# Exercise goal:
Exactly repeat the material, dropping only the pictures.

# Collected data:
● ● ● ● ● ● ●

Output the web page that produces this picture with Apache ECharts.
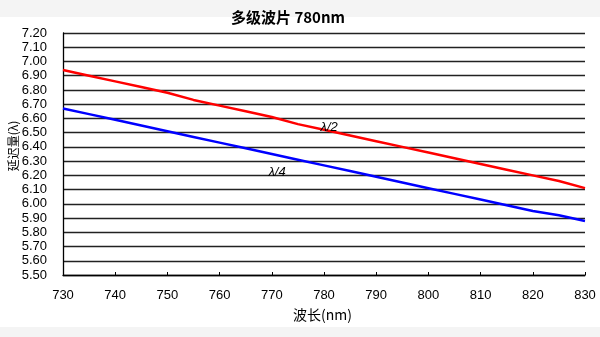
<!DOCTYPE html>
<html><head><meta charset="utf-8">
<script src="https://cdn.jsdelivr.net/npm/echarts@6/dist/echarts.min.js"></script>
<style>html,body{margin:0;padding:0;background:#fff}#c{width:600px;height:337px}</style>
</head><body><div id="c"></div>
<script>
const wavelengths = [730,735,740,745,750,755,760,765,770,775,780,785,790,795,800,805,810,815,820,825,830];
const halfWave = [6.94,6.90,6.86,6.82,6.78,6.73,6.69,6.65,6.61,6.56,6.52,6.48,6.44,6.40,6.36,6.32,6.28,6.24,6.20,6.16,6.11];
const quarterWave = [6.67,6.63,6.59,6.55,6.51,6.47,6.43,6.39,6.35,6.31,6.27,6.23,6.19,6.15,6.11,6.07,6.03,5.99,5.95,5.92,5.88];
const seriesNames = ['λ/2','λ/4'];
const titleText = '多级波片 780nm';
const xName = '波长(nm)';
const yName = '延迟量(λ)';

const chart = echarts.init(document.getElementById('c'));
const font = '"Liberation Sans", Arial, "Noto Sans CJK SC", sans-serif';
function tag(coord, text) {
  return {coord: coord, symbol:'circle', symbolSize:1, itemStyle:{color:'rgba(0,0,0,0)'},
    label:{show:true, formatter:text, position:'inside', color:'#000', fontStyle:'italic', fontSize:13, fontFamily:font}};
}
chart.setOption({
  animation: false,
  backgroundColor: '#fff',
  graphic: [
    {type:'rect', shape:{x:0,y:0,width:600,height:17}, style:{fill:'#f4f4f4'}, silent:true, z:-10},
    {type:'rect', shape:{x:0,y:327,width:600,height:10}, style:{fill:'#f4f4f4'}, silent:true, z:-10},
    {type:'text', left:231, top:10, style:{text:titleText, font:'bold 15px "Noto Sans CJK SC", sans-serif', fill:'#000'}},
    {type:'text', left:293, top:308, style:{text:xName, font:'14px "Noto Sans CJK SC", sans-serif', fill:'#000'}},
    {type:'text', x:13, y:146, rotation:Math.PI/2, style:{text:yName, font:'12px "Noto Sans CJK SC", sans-serif', fill:'#000', align:'center', verticalAlign:'middle'}}
  ],
  grid: {left:63, right:15, top:33, bottom:62, outerBoundsMode:'none', containLabel:false},
  xAxis: {
    type:'value', min:730, max:830, interval:10,
    axisLine:{show:true, lineStyle:{color:'#000', width:1.3}},
    axisTick:{show:true, inside:true, length:3, lineStyle:{color:'#000'}},
    axisLabel:{margin:14, color:'#000', fontSize:13, fontFamily:font},
    splitLine:{show:false}
  },
  yAxis: {
    type:'value', min:5.5, max:7.2, interval:0.1,
    axisLine:{show:true, lineStyle:{color:'#000', width:1.3}},
    axisTick:{show:false},
    axisLabel:{margin:16, color:'#000', fontSize:13, fontFamily:font, formatter:v=>v.toFixed(2)},
    splitLine:{show:true, lineStyle:{color:'#222', width:1.3}}
  },
  series: [
    {name:seriesNames[0], type:'line', data:wavelengths.map((w,i)=>[w,halfWave[i]]),
     showSymbol:false, lineStyle:{color:'#ff0000', width:2.5}, itemStyle:{color:'#ff0000'},
     markPoint:{data:[tag([781,6.54], seriesNames[0])]}},
    {name:seriesNames[1], type:'line', data:wavelengths.map((w,i)=>[w,quarterWave[i]]),
     showSymbol:false, lineStyle:{color:'#0000ff', width:2.5}, itemStyle:{color:'#0000ff'},
     markPoint:{data:[tag([771,6.22], seriesNames[1])]}}
  ]
});
</script></body></html>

● ● ● ● ● ● ●

# Output below:
Output the web page that produces this picture with Apache ECharts.
<!DOCTYPE html>
<html><head><meta charset="utf-8">
<script src="https://cdn.jsdelivr.net/npm/echarts@6/dist/echarts.min.js"></script>
<style>html,body{margin:0;padding:0;background:#fff}#c{width:600px;height:337px}</style>
</head><body><div id="c"></div>
<script>
const wavelengths = [730,735,740,745,750,755,760,765,770,775,780,785,790,795,800,805,810,815,820,825,830];
const halfWave = [6.94,6.90,6.86,6.82,6.78,6.73,6.69,6.65,6.61,6.56,6.52,6.48,6.44,6.40,6.36,6.32,6.28,6.24,6.20,6.16,6.11];
const quarterWave = [6.67,6.63,6.59,6.55,6.51,6.47,6.43,6.39,6.35,6.31,6.27,6.23,6.19,6.15,6.11,6.07,6.03,5.99,5.95,5.92,5.88];
const seriesNames = ['λ/2','λ/4'];
const titleText = '多级波片 780nm';
const xName = '波长(nm)';
const yName = '延迟量(λ)';

const chart = echarts.init(document.getElementById('c'));
const font = '"Liberation Sans", Arial, "Noto Sans CJK SC", sans-serif';
function tag(coord, text) {
  return {coord: coord, symbol:'circle', symbolSize:1, itemStyle:{color:'rgba(0,0,0,0)'},
    label:{show:true, formatter:text, position:'inside', color:'#000', fontStyle:'italic', fontSize:13, fontFamily:font}};
}
chart.setOption({
  animation: false,
  backgroundColor: '#fff',
  graphic: [
    {type:'rect', shape:{x:0,y:0,width:600,height:17}, style:{fill:'#f4f4f4'}, silent:true, z:-10},
    {type:'rect', shape:{x:0,y:327,width:600,height:10}, style:{fill:'#f4f4f4'}, silent:true, z:-10},
    {type:'text', left:231, top:10, style:{text:titleText, font:'bold 15px "Noto Sans CJK SC", sans-serif', fill:'#000'}},
    {type:'text', left:293, top:308, style:{text:xName, font:'14px "Noto Sans CJK SC", sans-serif', fill:'#000'}},
    {type:'text', x:13, y:146, rotation:Math.PI/2, style:{text:yName, font:'12px "Noto Sans CJK SC", sans-serif', fill:'#000', align:'center', verticalAlign:'middle'}}
  ],
  grid: {left:63, right:15, top:33, bottom:62, outerBoundsMode:'none', containLabel:false},
  xAxis: {
    type:'value', min:730, max:830, interval:10,
    axisLine:{show:true, lineStyle:{color:'#000', width:1.3}},
    axisTick:{show:true, inside:true, length:3, lineStyle:{color:'#000'}},
    axisLabel:{margin:14, color:'#000', fontSize:13, fontFamily:font},
    splitLine:{show:false}
  },
  yAxis: {
    type:'value', min:5.5, max:7.2, interval:0.1,
    axisLine:{show:true, lineStyle:{color:'#000', width:1.3}},
    axisTick:{show:false},
    axisLabel:{margin:16, color:'#000', fontSize:13, fontFamily:font, formatter:v=>v.toFixed(2)},
    splitLine:{show:true, lineStyle:{color:'#222', width:1.3}}
  },
  series: [
    {name:seriesNames[0], type:'line', data:wavelengths.map((w,i)=>[w,halfWave[i]]),
     showSymbol:false, lineStyle:{color:'#ff0000', width:2.5}, itemStyle:{color:'#ff0000'},
     markPoint:{data:[tag([781,6.54], seriesNames[0])]}},
    {name:seriesNames[1], type:'line', data:wavelengths.map((w,i)=>[w,quarterWave[i]]),
     showSymbol:false, lineStyle:{color:'#0000ff', width:2.5}, itemStyle:{color:'#0000ff'},
     markPoint:{data:[tag([771,6.22], seriesNames[1])]}}
  ]
});
</script></body></html>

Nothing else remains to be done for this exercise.